• **TASK STATEMENT**: Print nothing but the lines from the start of the listing below through the line that contains "3000, 4000, 6000, 10000]". Do not include the pictures.

• **SUPPLIED INFORMATION**:
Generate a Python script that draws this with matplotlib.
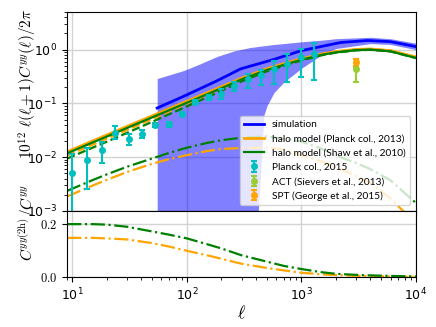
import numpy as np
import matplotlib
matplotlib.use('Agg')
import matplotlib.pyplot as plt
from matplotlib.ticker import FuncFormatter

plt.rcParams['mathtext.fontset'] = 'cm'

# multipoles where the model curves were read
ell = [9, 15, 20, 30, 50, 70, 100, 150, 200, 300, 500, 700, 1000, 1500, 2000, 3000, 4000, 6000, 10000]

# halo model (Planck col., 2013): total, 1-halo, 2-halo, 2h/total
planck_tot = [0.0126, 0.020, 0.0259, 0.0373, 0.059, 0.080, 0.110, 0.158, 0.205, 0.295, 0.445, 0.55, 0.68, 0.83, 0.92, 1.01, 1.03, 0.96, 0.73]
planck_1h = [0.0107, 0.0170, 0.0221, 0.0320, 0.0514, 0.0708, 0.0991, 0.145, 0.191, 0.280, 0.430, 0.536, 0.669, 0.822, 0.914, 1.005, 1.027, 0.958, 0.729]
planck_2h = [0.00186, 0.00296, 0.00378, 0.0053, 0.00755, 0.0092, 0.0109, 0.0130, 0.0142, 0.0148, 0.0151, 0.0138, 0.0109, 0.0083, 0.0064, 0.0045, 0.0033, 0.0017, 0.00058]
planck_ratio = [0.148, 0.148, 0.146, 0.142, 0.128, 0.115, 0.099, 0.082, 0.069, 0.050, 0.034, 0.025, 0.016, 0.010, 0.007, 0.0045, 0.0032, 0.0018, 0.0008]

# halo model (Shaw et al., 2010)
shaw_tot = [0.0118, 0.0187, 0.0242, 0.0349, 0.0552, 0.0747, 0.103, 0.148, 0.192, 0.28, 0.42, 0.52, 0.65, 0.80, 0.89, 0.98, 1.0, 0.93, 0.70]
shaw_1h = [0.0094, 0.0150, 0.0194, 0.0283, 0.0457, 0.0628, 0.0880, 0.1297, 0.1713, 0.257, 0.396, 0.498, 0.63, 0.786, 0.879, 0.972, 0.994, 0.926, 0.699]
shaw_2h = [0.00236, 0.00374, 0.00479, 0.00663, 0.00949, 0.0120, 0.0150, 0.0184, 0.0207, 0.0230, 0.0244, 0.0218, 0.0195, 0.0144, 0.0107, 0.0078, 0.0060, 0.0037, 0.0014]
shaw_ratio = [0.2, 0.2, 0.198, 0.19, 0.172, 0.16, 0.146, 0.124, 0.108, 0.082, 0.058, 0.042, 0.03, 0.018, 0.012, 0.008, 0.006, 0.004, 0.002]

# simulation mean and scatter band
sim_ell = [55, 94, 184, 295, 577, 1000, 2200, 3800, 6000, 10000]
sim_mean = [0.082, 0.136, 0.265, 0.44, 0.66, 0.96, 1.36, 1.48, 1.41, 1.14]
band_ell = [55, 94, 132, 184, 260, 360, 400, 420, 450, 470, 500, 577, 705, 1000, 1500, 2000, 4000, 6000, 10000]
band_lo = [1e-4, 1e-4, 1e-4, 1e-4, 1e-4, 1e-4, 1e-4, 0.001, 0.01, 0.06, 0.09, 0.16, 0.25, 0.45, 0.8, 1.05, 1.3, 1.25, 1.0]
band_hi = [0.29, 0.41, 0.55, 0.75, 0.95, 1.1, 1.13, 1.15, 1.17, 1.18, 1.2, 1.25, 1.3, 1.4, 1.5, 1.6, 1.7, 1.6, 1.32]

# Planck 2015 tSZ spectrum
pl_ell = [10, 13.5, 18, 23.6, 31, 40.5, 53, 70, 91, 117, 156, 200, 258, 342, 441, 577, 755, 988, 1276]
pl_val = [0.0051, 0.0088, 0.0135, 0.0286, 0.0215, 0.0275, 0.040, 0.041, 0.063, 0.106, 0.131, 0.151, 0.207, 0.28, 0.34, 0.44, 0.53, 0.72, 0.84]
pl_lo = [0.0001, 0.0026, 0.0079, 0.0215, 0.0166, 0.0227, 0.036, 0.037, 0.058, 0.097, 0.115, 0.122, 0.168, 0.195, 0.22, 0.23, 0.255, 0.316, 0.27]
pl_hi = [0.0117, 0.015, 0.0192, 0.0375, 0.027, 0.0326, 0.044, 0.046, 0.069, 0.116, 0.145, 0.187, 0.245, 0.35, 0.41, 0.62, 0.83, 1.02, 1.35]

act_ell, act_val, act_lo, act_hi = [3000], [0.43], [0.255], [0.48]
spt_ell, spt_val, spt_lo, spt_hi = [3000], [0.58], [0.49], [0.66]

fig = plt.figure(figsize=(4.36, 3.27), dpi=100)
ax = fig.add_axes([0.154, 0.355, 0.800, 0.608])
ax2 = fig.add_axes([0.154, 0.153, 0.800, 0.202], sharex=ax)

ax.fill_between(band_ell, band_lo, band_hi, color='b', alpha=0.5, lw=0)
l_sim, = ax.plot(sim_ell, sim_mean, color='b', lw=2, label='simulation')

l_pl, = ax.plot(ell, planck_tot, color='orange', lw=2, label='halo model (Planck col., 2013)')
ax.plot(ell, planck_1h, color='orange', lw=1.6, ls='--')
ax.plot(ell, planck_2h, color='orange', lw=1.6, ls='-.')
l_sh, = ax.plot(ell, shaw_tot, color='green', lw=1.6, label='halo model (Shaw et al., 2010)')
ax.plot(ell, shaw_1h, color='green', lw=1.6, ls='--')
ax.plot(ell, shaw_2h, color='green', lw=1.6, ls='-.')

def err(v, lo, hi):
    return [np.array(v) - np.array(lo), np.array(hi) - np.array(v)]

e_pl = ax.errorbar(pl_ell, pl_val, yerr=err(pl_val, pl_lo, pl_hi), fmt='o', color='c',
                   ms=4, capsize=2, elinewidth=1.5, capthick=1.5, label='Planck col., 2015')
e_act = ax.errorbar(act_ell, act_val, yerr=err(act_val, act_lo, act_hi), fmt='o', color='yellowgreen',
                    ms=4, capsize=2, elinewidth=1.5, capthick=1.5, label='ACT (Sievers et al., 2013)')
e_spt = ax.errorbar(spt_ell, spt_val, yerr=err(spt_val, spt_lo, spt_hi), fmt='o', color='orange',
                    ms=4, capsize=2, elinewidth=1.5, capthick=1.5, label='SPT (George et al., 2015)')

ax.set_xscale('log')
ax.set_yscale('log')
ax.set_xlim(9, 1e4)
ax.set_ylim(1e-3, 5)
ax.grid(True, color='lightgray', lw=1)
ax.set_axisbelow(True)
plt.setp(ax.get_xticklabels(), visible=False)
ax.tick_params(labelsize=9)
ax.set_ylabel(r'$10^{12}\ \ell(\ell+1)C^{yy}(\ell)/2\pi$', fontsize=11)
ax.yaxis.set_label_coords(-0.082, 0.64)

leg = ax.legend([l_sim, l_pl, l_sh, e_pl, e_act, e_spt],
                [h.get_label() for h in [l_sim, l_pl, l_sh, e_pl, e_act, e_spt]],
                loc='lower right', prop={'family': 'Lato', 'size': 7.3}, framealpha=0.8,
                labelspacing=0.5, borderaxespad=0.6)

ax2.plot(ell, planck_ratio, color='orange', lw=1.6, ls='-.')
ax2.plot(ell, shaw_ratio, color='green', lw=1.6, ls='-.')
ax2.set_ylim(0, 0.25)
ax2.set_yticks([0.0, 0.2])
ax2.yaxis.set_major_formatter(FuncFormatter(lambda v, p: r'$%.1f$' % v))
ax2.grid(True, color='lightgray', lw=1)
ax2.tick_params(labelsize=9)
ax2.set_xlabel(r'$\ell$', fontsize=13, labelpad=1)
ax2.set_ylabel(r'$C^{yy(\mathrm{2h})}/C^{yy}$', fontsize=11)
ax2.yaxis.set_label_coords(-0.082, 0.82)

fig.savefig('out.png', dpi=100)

• **OUTPUT**:
Generate a Python script that draws this with matplotlib.
import numpy as np
import matplotlib
matplotlib.use('Agg')
import matplotlib.pyplot as plt
from matplotlib.ticker import FuncFormatter

plt.rcParams['mathtext.fontset'] = 'cm'

# multipoles where the model curves were read
ell = [9, 15, 20, 30, 50, 70, 100, 150, 200, 300, 500, 700, 1000, 1500, 2000, 3000, 4000, 6000, 10000]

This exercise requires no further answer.